I feel as though I should preface this impression with an apology. I feel horrible that it's taken me to the beginning of June to finally sit down and play Harvest Moon: Hero of Leaf Valley. Due to circumstances beyond my control, I wasn't able to start this right away. I'm aware that the game is already out and folks are enjoying it, but I felt it was my duty to write a little something about this title, as we may not see a review until closer to the end of this month. I'm sorry to those who have been waiting for our review. Apologies aside, let's get into the meat and potatoes of Hero of Leaf Valley.
" Harvest Moon: Hero of Leaf Valley really is the perfect little addiction for those who want to get their farming-sim on. "
Contrary to popular brief, Harvest Moon: Hero of Leaf Valley is not a remake of the 2001 hit Harvest Moon: Save the Homeland. While it shares elements of the game, Leaf Valley is more like a spiritual successor, as it adds to a lot of what Save the Homeland lacks, such as being able to get married and the various paths that one can choose to save Leaf Valley. The premise of Leaf Valley is that the evil Funland Corporation is out to tear the village down if they cannot get 50,000 gold within two years. If the goal is not reached, then the town is demolished and the player will be forced to restart the game.
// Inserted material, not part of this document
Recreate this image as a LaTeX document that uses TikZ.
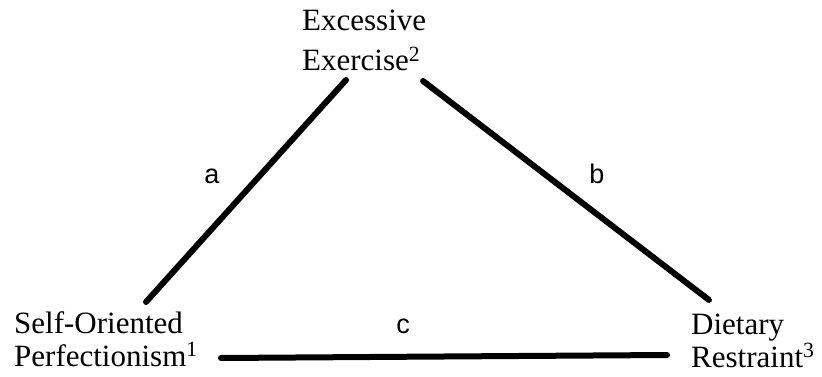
\documentclass[tikz,border=0pt]{standalone}
\usepackage{fontspec}
\setmainfont{Liberation Serif}
\newfontfamily\pathfont{Liberation Sans}
\usepackage{tikz}
\usetikzlibrary{positioning}

\begin{document}
\begin{tikzpicture}[x=1pt, y=-1pt,
  varText/.style ={inner sep=0pt, align=left, anchor=base west, font=\fontsize{31}{33}\selectfont},
  pathLabel/.style={inner sep=0pt, anchor=base, font=\pathfont\fontsize{27}{30}\selectfont},
  link/.style    ={black, line width=6pt, line cap=round},
]
\useasboundingbox (0,0) rectangle (822,377);

% the three variables (anchored on the baseline of their last line)
\node[varText, font=\fontsize{31}{40}\selectfont] (exercise) at (302,71) {Excessive\\Exercise\textsuperscript{2}};
\node[varText] (perfect) at (14,366) {Self-Oriented\\Perfectionism\textsuperscript{1}};
\node[varText] (restraint) at (691,367) {Dietary\\Restraint\textsuperscript{3}};

% line ends
\coordinate (aTop) at (346,80);
\coordinate (aBot) at (146,302);
\coordinate (bTop) at (423,81);
\coordinate (bBot) at (709,300);
\coordinate (cLeft) at (221,358);
\coordinate (cRight) at (667,355);

\draw[link] (aTop) -- (aBot);
\draw[link] (bTop) -- (bBot);
\draw[link] (cLeft) -- (cRight);

% path labels
\node[pathLabel] (pa) at (212,183) {a};
\node[pathLabel] (pb) at (597,183) {b};
\node[pathLabel] (pc) at (403,333) {c};
\end{tikzpicture}
\end{document}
There is no right way to play this game, as there's many different means to save the town. Yes, there's the 50,000 gold option, but you can also save it by performing different actions. Farming is not the highlight of this game, but it's one of the many ways to make money. There are also an ample number of part-time jobs such as wood-cutting, mining, becoming a part-time chef at Clove Villa, taking care of cows and horses at Starling Ranch, or helping Ronald out with his chickens. You can also mine, fish, pluck items from the ground or knock them out of trees in with your hammer. There's so many different options on how players can opt to make their fortune.
One thing that might confuse those who have played other Harvest Moon installments is the lack of shipping box. Rather then just tossing items in the shipping box to make cash, Hero of Leaf Valley expects players to really interact with the townsfolk, as you'll find yourself doing a lot of selling and trading from store to store. Sometimes the town can feel disorienting, as without a map in plain sight it's often tricky to remember where certain places are. I have actually kept out my instruction manual just so I can quickly reference where I need to go, because I find constantly clicking onto the in-game map isn't as helpful. One nice feature the in-game map does have is the ability to instantly go back to your ranch to get some shut eye when you're ready to call it a day.
One thing that is jarring about the game is the controls. The camera is controlled using the D-pad, while the farmer is moved with the analog stick. Items are accessed holding down the right shoulder button, while calling your pets is done with the left. These controls do take some getting use to, and while they are clumsy at first, it's pretty easy to get use to them, though it does offer some awkward camera angles on occasion.
At this point of writing this impression I am mid-way through Summer of Year One. I currently own a dog named Mr. Wiggles, and a horse that Bob gave me to borrow named Nelly (her actual name is Whoa Nelly!), both which have given farmer Pumpkin an immense amount of joy. I'm also slowly working my way into wooing Katie who works in the Cafe. She's totally adorable. I'm also working towards trying to complete the money goal of 50,000 gold, but I seem to be hit with small road blocks such as building Mr. Wiggles a dog house so he won't be upset with me. To fund for that dog house, I've been working at Woody's Carpentry every day that I can. Who knew building a dog house could be so expensive?
As it stands, I can safely say I'm adoring my time with Harvest Moon: Hero of Leaf Valley. I love that there's no one way to work towards that 50,000 gold goal, and I love the amount of freedom that game provides. Don't feel like farming? Fish! Don't like fishing? Learn to cook with Martha. Don't like cooking? Collect bugs with Tim. The sky is really the limit in Hero of Leaf Valley, and I can say with certainty what a great and positive experience I'm having. I swear when the Harvest Moon craving hits me, it hits me bad, and Harvest Moon: Hero of Leaf Valley really is the perfect little addiction for those who want to get their farming-sim on.